──────── Records for processing ────────

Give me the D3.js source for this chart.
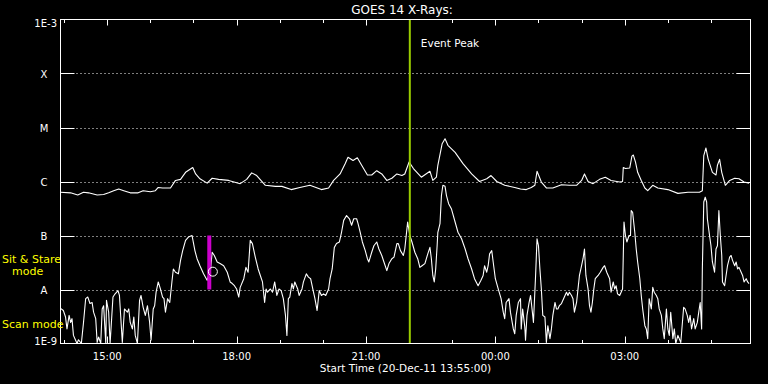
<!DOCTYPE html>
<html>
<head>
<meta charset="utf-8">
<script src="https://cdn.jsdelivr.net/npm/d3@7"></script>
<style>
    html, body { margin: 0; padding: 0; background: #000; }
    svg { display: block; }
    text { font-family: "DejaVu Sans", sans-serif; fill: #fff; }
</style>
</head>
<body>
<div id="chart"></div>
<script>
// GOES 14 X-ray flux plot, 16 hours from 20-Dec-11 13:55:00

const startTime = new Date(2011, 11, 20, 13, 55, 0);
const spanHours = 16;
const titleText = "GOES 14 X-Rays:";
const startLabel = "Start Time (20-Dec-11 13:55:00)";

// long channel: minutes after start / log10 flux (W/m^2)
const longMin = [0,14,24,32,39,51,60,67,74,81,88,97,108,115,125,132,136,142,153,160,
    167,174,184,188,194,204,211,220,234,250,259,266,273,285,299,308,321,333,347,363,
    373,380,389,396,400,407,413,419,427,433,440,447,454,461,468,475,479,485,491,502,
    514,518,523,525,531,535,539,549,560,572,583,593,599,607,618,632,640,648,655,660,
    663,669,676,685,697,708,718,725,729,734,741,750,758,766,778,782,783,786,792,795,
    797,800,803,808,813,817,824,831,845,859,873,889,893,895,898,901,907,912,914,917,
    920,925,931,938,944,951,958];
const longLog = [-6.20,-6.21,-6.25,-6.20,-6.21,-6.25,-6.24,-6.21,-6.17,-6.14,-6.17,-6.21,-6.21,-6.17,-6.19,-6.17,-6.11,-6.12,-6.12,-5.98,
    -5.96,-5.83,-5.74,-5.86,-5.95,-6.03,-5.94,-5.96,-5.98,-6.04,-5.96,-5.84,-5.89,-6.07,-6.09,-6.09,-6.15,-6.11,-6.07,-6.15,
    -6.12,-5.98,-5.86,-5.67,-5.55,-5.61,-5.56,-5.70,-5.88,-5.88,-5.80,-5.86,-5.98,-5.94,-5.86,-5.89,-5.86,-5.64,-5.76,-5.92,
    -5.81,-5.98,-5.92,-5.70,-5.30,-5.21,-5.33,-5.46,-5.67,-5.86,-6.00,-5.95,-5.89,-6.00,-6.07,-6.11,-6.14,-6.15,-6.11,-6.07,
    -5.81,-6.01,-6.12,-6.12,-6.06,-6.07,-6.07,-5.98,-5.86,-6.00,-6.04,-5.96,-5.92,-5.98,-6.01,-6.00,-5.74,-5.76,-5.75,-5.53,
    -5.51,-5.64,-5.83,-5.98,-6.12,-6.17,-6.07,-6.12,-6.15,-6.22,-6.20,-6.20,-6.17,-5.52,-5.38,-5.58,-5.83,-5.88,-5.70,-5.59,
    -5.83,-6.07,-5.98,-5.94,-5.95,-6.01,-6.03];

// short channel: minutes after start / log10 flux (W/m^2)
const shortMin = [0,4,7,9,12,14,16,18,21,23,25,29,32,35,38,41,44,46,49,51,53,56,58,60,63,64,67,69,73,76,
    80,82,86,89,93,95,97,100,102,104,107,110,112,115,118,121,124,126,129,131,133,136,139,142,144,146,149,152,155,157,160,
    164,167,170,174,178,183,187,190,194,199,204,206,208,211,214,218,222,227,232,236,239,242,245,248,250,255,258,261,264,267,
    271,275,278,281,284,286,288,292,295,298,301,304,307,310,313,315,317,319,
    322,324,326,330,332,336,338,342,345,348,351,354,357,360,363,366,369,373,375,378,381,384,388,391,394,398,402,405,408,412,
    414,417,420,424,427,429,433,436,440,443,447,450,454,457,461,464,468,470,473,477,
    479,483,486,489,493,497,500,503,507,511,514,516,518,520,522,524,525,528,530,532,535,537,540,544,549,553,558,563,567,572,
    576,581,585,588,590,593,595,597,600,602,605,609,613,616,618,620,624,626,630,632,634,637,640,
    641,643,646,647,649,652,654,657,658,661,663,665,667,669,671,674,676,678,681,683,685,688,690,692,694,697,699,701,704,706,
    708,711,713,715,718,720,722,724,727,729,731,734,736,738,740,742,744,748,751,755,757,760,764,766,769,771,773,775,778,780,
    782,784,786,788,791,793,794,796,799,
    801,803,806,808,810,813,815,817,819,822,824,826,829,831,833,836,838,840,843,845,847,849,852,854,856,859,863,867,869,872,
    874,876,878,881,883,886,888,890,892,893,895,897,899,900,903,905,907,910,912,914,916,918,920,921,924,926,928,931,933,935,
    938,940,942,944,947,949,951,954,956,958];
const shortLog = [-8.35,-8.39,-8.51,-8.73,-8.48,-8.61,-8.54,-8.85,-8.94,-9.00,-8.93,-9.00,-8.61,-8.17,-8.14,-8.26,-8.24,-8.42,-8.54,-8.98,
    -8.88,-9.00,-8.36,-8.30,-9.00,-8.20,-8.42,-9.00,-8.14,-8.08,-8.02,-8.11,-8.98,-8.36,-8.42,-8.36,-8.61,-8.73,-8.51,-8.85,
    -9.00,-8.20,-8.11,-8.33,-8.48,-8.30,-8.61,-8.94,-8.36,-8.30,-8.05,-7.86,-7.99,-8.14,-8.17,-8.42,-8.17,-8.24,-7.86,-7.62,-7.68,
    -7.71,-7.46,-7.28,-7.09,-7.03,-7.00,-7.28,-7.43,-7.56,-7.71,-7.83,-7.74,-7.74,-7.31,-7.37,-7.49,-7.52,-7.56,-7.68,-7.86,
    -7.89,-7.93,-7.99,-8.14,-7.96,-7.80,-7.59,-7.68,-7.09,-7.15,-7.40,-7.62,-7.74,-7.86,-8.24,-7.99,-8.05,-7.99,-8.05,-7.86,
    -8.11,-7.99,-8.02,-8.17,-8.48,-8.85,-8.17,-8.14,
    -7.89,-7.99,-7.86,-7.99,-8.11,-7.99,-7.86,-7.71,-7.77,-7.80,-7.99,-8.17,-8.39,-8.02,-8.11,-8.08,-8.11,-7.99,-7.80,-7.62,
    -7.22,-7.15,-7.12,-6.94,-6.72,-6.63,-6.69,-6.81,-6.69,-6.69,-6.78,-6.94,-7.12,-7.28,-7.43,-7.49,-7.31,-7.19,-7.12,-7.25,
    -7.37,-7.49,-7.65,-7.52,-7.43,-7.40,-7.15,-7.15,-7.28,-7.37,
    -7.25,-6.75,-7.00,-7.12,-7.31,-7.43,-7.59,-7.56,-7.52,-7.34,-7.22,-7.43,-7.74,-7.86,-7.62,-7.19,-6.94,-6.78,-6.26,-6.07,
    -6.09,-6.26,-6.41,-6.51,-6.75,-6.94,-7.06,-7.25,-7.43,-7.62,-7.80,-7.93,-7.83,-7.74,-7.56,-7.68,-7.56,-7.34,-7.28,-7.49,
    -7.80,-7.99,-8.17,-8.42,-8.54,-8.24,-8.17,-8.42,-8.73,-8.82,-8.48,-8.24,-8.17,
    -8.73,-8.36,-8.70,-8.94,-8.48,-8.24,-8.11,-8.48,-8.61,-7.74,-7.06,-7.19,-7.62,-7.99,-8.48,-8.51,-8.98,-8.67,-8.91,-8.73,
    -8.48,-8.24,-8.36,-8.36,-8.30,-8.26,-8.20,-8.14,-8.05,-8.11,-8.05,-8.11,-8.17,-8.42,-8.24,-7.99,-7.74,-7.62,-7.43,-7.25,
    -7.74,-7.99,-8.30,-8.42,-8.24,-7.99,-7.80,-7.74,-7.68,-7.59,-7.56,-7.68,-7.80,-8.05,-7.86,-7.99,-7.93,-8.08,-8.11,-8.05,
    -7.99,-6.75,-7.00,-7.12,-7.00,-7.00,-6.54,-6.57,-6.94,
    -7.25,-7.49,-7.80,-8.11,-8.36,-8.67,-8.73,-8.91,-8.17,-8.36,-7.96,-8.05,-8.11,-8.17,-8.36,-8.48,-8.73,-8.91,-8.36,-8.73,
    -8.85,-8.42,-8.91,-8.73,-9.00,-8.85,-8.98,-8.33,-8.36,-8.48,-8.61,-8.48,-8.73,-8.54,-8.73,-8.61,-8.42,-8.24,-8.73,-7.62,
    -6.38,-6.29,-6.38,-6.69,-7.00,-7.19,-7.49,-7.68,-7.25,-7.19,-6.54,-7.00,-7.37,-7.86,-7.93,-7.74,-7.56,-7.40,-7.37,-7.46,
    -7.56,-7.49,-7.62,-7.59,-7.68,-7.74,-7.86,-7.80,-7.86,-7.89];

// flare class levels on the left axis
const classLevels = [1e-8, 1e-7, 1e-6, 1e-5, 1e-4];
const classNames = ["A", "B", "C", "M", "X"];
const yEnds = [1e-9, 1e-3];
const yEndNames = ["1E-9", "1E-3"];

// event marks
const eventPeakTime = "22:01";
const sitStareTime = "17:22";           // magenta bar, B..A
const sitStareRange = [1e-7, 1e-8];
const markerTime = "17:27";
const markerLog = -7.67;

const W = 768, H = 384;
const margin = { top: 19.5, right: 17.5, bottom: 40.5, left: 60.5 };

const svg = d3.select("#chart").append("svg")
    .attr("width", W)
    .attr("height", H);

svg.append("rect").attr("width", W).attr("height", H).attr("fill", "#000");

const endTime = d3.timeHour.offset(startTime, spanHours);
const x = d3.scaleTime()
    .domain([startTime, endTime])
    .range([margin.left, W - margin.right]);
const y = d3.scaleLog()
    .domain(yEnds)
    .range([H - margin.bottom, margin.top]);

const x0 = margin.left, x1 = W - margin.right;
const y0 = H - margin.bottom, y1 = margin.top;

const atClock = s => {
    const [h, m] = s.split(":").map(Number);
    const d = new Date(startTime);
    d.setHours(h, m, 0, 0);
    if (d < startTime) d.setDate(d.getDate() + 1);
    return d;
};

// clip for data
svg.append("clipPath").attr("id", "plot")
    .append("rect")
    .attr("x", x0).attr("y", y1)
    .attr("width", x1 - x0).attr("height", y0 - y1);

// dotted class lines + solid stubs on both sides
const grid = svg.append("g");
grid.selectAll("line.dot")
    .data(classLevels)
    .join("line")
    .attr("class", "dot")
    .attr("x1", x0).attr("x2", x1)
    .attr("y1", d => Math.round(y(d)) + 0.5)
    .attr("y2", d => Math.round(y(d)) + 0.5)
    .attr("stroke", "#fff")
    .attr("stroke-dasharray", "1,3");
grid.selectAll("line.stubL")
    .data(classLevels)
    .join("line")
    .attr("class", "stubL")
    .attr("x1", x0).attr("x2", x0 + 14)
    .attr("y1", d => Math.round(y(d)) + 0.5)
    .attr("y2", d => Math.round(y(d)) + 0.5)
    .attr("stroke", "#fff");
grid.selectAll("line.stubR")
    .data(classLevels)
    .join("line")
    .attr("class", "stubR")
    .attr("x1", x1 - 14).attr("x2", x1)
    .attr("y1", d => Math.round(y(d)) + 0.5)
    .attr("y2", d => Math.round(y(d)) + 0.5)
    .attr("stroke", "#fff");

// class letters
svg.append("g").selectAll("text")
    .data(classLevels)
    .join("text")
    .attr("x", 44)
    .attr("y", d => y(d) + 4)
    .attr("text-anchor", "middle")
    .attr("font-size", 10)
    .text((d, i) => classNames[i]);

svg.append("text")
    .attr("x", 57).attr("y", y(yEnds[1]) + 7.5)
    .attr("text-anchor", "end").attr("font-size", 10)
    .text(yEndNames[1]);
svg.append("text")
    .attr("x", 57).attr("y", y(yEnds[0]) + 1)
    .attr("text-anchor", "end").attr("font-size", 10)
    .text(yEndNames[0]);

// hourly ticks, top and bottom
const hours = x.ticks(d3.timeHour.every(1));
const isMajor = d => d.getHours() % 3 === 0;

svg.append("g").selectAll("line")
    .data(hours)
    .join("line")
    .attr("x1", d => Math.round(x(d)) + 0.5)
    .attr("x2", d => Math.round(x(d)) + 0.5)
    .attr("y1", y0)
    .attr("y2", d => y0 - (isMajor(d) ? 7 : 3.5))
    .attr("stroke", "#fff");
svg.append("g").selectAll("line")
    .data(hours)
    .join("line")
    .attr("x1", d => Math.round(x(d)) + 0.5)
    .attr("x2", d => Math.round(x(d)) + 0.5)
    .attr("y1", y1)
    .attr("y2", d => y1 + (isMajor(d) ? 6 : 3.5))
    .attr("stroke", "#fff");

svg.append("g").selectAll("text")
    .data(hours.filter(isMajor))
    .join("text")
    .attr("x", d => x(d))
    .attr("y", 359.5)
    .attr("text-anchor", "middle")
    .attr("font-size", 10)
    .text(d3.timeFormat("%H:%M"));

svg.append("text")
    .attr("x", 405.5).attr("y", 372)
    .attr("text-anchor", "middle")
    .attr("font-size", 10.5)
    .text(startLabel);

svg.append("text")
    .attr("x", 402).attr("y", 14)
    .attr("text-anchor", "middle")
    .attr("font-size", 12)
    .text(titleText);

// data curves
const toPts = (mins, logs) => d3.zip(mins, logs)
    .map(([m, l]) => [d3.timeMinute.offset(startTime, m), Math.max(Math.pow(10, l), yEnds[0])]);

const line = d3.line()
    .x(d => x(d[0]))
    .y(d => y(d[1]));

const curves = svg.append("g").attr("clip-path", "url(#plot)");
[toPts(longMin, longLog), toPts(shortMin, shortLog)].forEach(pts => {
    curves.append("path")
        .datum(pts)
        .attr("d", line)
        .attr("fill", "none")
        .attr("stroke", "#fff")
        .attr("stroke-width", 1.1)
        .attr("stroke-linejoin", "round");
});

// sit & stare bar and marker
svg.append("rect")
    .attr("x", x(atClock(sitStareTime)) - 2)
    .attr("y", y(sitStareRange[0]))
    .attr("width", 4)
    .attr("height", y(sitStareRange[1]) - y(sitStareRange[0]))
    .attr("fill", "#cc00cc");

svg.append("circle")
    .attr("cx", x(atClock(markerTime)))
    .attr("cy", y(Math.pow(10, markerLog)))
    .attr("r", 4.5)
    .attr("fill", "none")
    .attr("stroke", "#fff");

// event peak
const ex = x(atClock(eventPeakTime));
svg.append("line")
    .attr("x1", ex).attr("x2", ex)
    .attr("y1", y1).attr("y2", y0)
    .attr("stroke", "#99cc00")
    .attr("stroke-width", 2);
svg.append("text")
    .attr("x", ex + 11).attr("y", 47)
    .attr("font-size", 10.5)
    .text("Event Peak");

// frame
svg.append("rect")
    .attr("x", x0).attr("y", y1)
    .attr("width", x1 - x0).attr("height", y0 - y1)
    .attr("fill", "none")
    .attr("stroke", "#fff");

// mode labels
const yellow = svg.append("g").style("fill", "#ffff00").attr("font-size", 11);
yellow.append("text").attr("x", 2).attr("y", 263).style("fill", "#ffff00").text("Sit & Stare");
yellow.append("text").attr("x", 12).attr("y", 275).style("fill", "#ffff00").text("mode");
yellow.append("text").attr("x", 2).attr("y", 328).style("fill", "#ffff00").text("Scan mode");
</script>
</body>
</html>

────────
──────── Records for processing ────────

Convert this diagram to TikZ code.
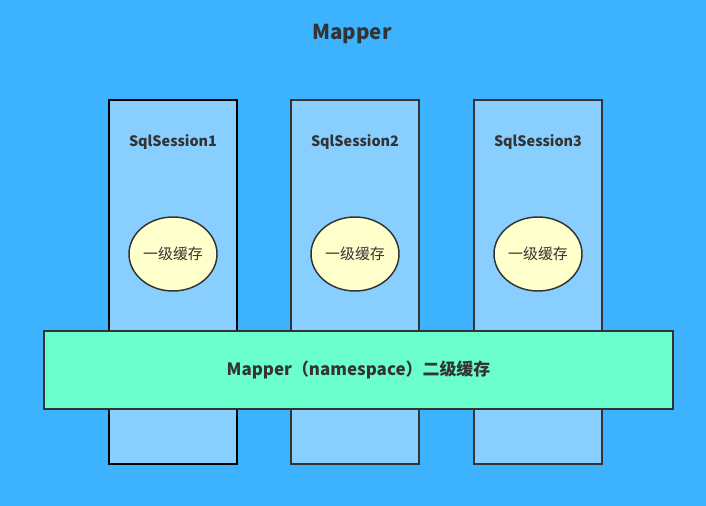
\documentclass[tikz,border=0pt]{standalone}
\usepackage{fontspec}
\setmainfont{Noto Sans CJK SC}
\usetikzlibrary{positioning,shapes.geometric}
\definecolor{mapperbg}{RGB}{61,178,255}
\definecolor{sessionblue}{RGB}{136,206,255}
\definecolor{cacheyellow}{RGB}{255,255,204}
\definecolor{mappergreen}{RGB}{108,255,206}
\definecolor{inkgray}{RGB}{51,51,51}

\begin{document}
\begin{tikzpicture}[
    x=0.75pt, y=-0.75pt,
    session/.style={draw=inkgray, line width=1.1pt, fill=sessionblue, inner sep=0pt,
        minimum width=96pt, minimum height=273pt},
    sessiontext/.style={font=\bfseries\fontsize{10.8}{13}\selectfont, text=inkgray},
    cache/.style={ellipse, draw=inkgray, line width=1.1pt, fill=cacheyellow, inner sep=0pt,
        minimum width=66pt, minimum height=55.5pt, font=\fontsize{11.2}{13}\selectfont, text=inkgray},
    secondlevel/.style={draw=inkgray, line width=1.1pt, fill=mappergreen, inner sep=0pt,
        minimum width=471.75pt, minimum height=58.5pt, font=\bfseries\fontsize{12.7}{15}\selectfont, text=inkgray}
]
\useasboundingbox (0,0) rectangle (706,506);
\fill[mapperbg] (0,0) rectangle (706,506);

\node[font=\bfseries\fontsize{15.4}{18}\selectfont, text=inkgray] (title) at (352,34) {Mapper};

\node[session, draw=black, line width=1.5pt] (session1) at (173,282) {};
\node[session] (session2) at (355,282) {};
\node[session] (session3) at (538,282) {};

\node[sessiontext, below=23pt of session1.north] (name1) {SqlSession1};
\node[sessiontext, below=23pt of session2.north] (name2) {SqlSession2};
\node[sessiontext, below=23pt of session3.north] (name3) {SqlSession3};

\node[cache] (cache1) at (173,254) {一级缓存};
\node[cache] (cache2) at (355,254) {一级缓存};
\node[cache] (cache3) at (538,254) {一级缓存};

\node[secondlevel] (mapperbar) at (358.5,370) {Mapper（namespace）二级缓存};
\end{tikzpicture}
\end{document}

────────

• What is required:
Take only the lines above from the one that has "Give me the D3.js source for this chart." through the one that has "-5.83,-6.07,-5.98,-5.94,-5.95,-6.01,-6.03];" and reproduce them exactly, omitting any pictures.

• Result for this task:
Give me the D3.js source for this chart.
<!DOCTYPE html>
<html>
<head>
<meta charset="utf-8">
<script src="https://cdn.jsdelivr.net/npm/d3@7"></script>
<style>
    html, body { margin: 0; padding: 0; background: #000; }
    svg { display: block; }
    text { font-family: "DejaVu Sans", sans-serif; fill: #fff; }
</style>
</head>
<body>
<div id="chart"></div>
<script>
// GOES 14 X-ray flux plot, 16 hours from 20-Dec-11 13:55:00

const startTime = new Date(2011, 11, 20, 13, 55, 0);
const spanHours = 16;
const titleText = "GOES 14 X-Rays:";
const startLabel = "Start Time (20-Dec-11 13:55:00)";

// long channel: minutes after start / log10 flux (W/m^2)
const longMin = [0,14,24,32,39,51,60,67,74,81,88,97,108,115,125,132,136,142,153,160,
    167,174,184,188,194,204,211,220,234,250,259,266,273,285,299,308,321,333,347,363,
    373,380,389,396,400,407,413,419,427,433,440,447,454,461,468,475,479,485,491,502,
    514,518,523,525,531,535,539,549,560,572,583,593,599,607,618,632,640,648,655,660,
    663,669,676,685,697,708,718,725,729,734,741,750,758,766,778,782,783,786,792,795,
    797,800,803,808,813,817,824,831,845,859,873,889,893,895,898,901,907,912,914,917,
    920,925,931,938,944,951,958];
const longLog = [-6.20,-6.21,-6.25,-6.20,-6.21,-6.25,-6.24,-6.21,-6.17,-6.14,-6.17,-6.21,-6.21,-6.17,-6.19,-6.17,-6.11,-6.12,-6.12,-5.98,
    -5.96,-5.83,-5.74,-5.86,-5.95,-6.03,-5.94,-5.96,-5.98,-6.04,-5.96,-5.84,-5.89,-6.07,-6.09,-6.09,-6.15,-6.11,-6.07,-6.15,
    -6.12,-5.98,-5.86,-5.67,-5.55,-5.61,-5.56,-5.70,-5.88,-5.88,-5.80,-5.86,-5.98,-5.94,-5.86,-5.89,-5.86,-5.64,-5.76,-5.92,
    -5.81,-5.98,-5.92,-5.70,-5.30,-5.21,-5.33,-5.46,-5.67,-5.86,-6.00,-5.95,-5.89,-6.00,-6.07,-6.11,-6.14,-6.15,-6.11,-6.07,
    -5.81,-6.01,-6.12,-6.12,-6.06,-6.07,-6.07,-5.98,-5.86,-6.00,-6.04,-5.96,-5.92,-5.98,-6.01,-6.00,-5.74,-5.76,-5.75,-5.53,
    -5.51,-5.64,-5.83,-5.98,-6.12,-6.17,-6.07,-6.12,-6.15,-6.22,-6.20,-6.20,-6.17,-5.52,-5.38,-5.58,-5.83,-5.88,-5.70,-5.59,
    -5.83,-6.07,-5.98,-5.94,-5.95,-6.01,-6.03];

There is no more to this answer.